Print, please, exactly and only the lines between the line holding "Emit a LaTeX" and the line holding "(h2) at (668,122);", inclusive, omitting any pictures.

[Data entries start]

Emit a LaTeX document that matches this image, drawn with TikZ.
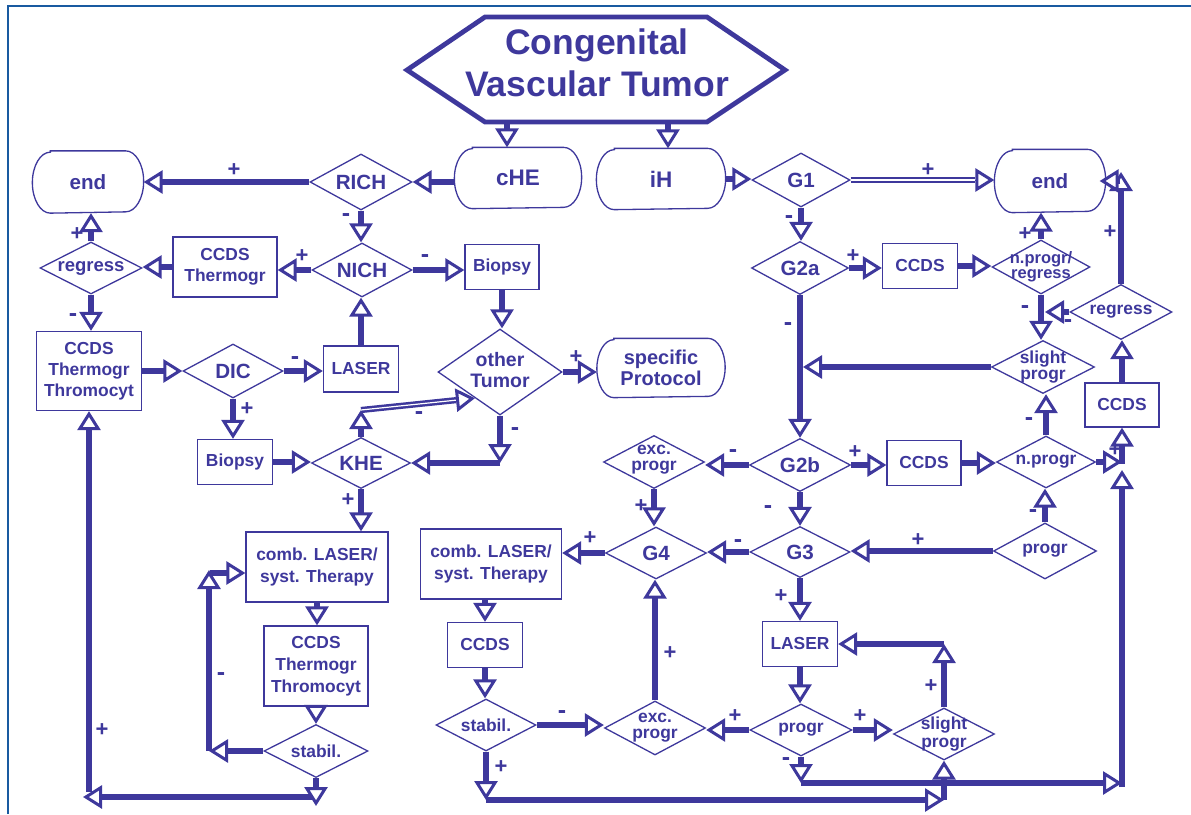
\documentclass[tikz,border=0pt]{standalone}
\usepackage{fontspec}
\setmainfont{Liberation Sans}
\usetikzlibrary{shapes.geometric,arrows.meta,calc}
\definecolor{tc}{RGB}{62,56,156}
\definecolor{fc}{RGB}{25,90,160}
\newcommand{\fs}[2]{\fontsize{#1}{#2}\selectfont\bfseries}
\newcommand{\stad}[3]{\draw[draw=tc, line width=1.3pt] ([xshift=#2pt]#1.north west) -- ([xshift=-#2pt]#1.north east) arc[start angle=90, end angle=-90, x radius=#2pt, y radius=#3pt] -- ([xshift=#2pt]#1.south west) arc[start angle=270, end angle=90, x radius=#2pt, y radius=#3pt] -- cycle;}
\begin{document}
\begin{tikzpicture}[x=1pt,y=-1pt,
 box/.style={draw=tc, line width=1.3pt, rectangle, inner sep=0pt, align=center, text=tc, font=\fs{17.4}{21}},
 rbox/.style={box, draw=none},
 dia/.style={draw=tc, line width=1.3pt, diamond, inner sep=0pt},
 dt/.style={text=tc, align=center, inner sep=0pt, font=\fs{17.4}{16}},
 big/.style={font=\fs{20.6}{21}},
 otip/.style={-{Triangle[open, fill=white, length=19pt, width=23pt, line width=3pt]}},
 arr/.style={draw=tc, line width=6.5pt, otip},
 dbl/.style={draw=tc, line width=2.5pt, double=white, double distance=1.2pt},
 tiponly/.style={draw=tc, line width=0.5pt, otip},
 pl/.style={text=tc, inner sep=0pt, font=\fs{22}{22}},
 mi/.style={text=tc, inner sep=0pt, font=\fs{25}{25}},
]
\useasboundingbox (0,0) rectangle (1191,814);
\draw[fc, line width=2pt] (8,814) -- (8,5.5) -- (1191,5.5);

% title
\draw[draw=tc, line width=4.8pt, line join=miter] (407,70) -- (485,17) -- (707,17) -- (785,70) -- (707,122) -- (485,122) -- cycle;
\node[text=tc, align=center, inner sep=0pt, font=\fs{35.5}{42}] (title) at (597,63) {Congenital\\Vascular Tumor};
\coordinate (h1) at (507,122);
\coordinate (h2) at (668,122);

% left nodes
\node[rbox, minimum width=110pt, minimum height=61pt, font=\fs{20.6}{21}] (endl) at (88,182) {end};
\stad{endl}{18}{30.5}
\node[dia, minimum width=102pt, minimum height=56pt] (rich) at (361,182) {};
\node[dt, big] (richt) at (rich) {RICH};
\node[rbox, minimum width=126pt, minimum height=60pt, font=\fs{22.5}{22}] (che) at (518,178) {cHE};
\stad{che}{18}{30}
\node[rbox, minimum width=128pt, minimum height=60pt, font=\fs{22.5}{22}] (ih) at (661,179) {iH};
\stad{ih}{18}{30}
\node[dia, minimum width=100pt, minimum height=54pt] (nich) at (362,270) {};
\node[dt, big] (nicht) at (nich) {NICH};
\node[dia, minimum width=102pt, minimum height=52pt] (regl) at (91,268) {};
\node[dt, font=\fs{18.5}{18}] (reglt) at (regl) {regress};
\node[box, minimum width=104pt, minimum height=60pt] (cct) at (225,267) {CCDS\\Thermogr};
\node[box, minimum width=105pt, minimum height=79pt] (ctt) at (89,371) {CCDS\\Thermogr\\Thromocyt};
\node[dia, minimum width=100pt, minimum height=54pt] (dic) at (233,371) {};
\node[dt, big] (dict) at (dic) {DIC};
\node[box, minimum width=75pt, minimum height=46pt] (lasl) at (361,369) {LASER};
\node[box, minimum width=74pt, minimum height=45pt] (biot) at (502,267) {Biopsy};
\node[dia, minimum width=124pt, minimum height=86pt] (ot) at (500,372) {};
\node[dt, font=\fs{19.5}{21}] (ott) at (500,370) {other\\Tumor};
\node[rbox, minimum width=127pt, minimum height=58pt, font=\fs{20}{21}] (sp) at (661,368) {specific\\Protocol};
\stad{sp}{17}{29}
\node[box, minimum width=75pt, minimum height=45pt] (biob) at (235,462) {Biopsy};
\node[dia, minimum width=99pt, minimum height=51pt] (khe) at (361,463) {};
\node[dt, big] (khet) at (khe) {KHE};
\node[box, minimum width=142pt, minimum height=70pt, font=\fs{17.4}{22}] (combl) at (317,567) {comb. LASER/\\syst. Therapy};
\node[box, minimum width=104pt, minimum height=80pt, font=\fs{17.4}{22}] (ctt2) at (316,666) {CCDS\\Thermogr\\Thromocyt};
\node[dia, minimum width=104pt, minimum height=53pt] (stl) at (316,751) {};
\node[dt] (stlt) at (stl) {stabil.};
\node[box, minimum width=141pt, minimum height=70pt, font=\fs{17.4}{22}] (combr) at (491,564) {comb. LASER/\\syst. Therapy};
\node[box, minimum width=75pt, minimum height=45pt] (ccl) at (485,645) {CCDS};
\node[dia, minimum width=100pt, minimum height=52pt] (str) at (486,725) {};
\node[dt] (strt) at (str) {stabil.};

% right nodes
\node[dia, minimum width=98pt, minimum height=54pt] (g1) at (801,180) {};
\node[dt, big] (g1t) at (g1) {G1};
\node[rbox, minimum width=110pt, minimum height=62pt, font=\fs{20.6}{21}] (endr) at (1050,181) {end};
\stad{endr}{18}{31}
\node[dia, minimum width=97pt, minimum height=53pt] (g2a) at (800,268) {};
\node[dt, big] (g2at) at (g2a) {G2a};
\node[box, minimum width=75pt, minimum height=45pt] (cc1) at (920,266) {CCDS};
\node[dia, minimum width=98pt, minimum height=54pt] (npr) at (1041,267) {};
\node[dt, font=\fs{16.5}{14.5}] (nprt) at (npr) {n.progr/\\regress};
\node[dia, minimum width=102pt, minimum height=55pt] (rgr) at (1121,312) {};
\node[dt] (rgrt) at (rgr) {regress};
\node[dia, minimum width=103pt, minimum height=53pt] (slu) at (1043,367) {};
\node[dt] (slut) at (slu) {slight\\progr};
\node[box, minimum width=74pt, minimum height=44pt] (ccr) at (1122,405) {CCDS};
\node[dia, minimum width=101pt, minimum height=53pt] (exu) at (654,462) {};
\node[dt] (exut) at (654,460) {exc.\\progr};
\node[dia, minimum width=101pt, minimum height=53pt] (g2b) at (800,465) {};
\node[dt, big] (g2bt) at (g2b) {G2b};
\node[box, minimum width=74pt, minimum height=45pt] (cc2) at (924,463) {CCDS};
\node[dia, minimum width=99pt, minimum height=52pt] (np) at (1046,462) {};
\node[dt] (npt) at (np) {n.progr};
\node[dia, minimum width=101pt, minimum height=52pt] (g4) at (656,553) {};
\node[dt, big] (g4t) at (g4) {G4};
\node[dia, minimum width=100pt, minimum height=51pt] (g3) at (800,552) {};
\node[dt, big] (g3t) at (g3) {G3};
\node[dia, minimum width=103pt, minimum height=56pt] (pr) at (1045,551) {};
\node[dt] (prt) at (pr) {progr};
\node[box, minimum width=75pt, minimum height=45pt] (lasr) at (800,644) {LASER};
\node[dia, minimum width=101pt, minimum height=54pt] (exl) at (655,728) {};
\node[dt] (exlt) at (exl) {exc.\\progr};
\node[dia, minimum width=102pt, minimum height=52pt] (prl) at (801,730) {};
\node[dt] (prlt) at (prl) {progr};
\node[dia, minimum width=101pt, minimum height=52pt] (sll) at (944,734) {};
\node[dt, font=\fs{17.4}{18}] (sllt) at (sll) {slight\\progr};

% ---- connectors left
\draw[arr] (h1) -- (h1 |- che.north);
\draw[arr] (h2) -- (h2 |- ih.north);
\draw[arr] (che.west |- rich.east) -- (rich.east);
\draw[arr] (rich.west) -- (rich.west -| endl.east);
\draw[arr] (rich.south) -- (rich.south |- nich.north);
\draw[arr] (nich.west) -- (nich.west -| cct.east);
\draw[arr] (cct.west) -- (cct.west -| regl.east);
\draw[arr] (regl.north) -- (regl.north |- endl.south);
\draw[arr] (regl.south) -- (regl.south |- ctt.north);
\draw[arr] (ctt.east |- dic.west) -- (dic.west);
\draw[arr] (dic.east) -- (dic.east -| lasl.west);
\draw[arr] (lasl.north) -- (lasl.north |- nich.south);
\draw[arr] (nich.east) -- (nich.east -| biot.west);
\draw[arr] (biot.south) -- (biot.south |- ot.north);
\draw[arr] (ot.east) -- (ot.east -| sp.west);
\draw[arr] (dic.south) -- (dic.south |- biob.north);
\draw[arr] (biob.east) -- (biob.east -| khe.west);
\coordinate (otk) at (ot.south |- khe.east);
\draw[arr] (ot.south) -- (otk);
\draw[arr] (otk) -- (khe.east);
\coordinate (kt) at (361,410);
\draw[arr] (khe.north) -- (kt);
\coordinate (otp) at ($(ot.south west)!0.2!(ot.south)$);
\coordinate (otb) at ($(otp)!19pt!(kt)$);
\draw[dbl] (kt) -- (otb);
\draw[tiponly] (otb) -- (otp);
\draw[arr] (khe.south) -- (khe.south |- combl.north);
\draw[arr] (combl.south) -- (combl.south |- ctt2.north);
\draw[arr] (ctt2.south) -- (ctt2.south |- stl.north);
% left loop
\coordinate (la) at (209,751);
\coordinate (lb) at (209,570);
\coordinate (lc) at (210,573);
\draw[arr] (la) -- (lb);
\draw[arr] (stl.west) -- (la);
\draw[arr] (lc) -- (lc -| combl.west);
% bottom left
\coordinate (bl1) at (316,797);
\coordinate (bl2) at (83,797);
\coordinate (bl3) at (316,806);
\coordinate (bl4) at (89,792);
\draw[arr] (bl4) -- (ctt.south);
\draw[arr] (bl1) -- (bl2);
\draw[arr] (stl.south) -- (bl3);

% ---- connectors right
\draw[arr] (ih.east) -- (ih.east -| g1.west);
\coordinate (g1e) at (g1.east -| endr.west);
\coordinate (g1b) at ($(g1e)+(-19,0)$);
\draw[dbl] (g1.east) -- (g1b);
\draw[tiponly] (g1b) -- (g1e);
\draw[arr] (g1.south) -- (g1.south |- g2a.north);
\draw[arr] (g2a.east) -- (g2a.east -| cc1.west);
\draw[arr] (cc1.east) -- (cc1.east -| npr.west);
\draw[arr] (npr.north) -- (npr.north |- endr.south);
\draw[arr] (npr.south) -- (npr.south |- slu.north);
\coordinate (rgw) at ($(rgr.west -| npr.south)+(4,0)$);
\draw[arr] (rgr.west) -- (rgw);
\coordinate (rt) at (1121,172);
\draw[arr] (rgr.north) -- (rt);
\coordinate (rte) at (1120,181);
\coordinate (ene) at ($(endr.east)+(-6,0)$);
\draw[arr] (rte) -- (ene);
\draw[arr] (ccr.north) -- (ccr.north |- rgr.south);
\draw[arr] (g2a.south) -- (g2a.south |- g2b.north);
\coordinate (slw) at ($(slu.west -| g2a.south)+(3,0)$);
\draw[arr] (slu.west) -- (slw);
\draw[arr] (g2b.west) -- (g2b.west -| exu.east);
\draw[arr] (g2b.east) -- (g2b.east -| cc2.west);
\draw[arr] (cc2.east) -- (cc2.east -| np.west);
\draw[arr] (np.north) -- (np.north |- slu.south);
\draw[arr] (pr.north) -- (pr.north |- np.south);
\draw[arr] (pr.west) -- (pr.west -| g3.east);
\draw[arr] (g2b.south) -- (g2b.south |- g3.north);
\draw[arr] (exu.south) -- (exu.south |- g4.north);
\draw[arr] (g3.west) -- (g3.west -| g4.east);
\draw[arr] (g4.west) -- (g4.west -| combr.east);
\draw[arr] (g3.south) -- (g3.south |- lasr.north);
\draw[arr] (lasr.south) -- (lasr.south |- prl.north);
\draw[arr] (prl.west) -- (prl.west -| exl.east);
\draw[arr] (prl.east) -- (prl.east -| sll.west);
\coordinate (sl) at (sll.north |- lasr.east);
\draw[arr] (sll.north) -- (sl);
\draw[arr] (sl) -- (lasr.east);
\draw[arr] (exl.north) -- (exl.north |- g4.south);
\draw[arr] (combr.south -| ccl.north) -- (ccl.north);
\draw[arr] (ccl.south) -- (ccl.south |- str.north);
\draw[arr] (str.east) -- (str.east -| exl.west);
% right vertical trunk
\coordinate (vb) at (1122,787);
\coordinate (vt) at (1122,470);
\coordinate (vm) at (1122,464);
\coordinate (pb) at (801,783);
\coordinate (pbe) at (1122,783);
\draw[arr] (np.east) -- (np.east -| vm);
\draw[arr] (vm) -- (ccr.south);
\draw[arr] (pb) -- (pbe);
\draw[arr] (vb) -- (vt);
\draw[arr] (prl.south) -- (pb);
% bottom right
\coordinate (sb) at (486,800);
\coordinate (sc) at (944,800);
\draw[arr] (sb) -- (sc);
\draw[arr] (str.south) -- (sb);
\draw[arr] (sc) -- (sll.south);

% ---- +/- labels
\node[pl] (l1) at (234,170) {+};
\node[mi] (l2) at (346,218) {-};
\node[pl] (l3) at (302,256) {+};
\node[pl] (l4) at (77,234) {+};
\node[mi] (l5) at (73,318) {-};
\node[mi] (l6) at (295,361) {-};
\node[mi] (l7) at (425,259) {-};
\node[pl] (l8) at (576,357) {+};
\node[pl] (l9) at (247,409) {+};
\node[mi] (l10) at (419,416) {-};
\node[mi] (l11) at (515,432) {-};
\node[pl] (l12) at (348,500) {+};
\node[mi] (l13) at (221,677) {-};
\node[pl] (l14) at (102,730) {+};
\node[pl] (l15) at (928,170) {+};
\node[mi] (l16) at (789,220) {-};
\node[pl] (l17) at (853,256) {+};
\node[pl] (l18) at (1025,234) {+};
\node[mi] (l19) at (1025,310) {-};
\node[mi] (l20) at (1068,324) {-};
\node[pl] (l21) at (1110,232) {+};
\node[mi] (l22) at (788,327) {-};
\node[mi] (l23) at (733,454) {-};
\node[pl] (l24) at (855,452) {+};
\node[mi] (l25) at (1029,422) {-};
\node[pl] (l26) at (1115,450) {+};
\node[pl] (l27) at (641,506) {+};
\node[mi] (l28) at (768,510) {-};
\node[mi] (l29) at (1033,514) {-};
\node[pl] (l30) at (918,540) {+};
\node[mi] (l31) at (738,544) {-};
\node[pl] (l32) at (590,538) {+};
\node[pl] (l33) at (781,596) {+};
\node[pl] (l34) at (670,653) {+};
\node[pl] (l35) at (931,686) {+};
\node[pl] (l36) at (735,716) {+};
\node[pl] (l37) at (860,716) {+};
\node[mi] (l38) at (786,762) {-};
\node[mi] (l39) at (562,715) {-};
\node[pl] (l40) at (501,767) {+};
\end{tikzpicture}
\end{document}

[Data entries end]
[Data entries start]

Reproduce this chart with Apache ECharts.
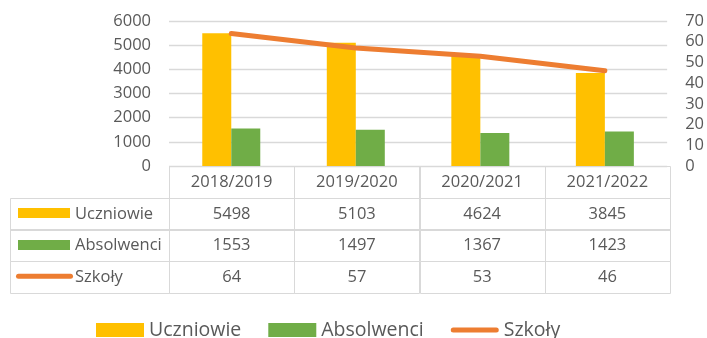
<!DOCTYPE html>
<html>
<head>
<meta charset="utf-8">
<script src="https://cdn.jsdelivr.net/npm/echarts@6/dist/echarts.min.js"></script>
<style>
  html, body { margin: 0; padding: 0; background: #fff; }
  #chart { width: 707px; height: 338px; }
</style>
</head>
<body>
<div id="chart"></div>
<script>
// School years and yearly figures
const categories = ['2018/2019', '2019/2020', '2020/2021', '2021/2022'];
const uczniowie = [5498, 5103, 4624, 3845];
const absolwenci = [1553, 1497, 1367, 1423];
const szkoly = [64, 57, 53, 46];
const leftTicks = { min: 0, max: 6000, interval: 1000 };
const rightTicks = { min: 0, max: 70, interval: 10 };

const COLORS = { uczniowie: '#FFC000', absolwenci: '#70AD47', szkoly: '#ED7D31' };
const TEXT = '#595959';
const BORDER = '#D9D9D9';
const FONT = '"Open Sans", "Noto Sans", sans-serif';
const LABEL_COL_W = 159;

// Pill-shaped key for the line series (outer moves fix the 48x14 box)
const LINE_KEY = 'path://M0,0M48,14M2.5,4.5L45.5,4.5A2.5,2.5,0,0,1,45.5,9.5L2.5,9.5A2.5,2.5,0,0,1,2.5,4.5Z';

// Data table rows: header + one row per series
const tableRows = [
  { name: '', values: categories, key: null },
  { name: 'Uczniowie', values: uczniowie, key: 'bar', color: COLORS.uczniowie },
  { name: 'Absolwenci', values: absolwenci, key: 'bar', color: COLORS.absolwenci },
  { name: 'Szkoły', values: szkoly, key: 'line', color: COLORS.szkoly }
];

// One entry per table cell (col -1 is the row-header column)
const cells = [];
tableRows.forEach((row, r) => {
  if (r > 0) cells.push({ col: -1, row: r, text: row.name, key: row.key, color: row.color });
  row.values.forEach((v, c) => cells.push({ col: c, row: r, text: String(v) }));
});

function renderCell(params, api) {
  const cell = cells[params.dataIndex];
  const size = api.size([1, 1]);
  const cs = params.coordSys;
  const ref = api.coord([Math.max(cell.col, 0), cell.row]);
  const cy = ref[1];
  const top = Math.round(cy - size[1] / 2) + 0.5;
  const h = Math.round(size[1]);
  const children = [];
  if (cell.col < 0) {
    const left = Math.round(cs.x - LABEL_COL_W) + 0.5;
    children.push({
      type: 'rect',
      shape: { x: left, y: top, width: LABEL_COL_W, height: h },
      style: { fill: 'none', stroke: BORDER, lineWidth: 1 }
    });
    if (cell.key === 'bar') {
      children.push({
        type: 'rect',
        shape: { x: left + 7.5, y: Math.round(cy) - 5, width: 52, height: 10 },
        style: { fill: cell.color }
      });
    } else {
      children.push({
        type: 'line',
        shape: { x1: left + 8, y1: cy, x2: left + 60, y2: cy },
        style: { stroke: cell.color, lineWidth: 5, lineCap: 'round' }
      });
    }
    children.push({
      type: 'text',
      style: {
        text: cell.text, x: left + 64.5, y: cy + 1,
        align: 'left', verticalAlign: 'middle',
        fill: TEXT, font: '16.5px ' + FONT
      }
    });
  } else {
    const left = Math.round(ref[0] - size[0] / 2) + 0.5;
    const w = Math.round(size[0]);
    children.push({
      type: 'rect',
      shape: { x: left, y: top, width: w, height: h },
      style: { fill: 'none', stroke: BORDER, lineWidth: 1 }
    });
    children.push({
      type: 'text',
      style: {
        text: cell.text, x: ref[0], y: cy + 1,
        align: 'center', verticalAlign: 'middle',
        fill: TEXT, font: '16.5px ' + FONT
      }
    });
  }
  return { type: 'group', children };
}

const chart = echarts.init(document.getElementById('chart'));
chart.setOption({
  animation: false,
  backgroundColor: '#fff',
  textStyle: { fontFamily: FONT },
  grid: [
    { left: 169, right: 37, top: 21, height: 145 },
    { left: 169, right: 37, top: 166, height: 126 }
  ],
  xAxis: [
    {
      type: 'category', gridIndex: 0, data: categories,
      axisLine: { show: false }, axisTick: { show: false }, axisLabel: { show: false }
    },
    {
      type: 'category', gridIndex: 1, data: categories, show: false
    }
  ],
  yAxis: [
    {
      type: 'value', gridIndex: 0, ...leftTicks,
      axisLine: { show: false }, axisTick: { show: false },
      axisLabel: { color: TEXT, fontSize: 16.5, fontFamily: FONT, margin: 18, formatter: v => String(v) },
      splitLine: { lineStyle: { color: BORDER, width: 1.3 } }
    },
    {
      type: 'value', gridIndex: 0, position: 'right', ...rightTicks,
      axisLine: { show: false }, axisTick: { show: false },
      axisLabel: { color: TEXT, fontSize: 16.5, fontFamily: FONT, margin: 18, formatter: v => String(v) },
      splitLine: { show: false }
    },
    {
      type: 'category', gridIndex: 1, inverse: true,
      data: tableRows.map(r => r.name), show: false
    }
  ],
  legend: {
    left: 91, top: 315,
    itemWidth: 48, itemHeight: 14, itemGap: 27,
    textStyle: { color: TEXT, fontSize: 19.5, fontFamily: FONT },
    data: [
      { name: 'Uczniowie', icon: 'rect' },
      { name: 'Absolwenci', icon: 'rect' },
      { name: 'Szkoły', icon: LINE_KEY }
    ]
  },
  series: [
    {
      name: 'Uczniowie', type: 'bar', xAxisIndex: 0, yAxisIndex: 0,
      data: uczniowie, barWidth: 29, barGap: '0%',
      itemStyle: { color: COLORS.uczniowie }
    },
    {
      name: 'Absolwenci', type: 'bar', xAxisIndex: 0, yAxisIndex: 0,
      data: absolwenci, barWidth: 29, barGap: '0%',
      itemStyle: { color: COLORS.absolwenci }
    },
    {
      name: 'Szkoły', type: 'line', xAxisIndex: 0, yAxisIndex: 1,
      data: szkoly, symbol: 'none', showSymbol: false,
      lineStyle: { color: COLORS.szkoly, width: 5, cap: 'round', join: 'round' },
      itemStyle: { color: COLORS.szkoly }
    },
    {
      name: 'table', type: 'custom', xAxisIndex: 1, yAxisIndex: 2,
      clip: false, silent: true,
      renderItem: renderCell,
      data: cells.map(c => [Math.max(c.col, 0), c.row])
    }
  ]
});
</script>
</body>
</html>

[Data entries end]

- The solution:
Emit a LaTeX document that matches this image, drawn with TikZ.
\documentclass[tikz,border=0pt]{standalone}
\usepackage{fontspec}
\setmainfont{Liberation Sans}
\usetikzlibrary{shapes.geometric,arrows.meta,calc}
\definecolor{tc}{RGB}{62,56,156}
\definecolor{fc}{RGB}{25,90,160}
\newcommand{\fs}[2]{\fontsize{#1}{#2}\selectfont\bfseries}
\newcommand{\stad}[3]{\draw[draw=tc, line width=1.3pt] ([xshift=#2pt]#1.north west) -- ([xshift=-#2pt]#1.north east) arc[start angle=90, end angle=-90, x radius=#2pt, y radius=#3pt] -- ([xshift=#2pt]#1.south west) arc[start angle=270, end angle=90, x radius=#2pt, y radius=#3pt] -- cycle;}
\begin{document}
\begin{tikzpicture}[x=1pt,y=-1pt,
 box/.style={draw=tc, line width=1.3pt, rectangle, inner sep=0pt, align=center, text=tc, font=\fs{17.4}{21}},
 rbox/.style={box, draw=none},
 dia/.style={draw=tc, line width=1.3pt, diamond, inner sep=0pt},
 dt/.style={text=tc, align=center, inner sep=0pt, font=\fs{17.4}{16}},
 big/.style={font=\fs{20.6}{21}},
 otip/.style={-{Triangle[open, fill=white, length=19pt, width=23pt, line width=3pt]}},
 arr/.style={draw=tc, line width=6.5pt, otip},
 dbl/.style={draw=tc, line width=2.5pt, double=white, double distance=1.2pt},
 tiponly/.style={draw=tc, line width=0.5pt, otip},
 pl/.style={text=tc, inner sep=0pt, font=\fs{22}{22}},
 mi/.style={text=tc, inner sep=0pt, font=\fs{25}{25}},
]
\useasboundingbox (0,0) rectangle (1191,814);
\draw[fc, line width=2pt] (8,814) -- (8,5.5) -- (1191,5.5);

% title
\draw[draw=tc, line width=4.8pt, line join=miter] (407,70) -- (485,17) -- (707,17) -- (785,70) -- (707,122) -- (485,122) -- cycle;
\node[text=tc, align=center, inner sep=0pt, font=\fs{35.5}{42}] (title) at (597,63) {Congenital\\Vascular Tumor};
\coordinate (h1) at (507,122);
\coordinate (h2) at (668,122);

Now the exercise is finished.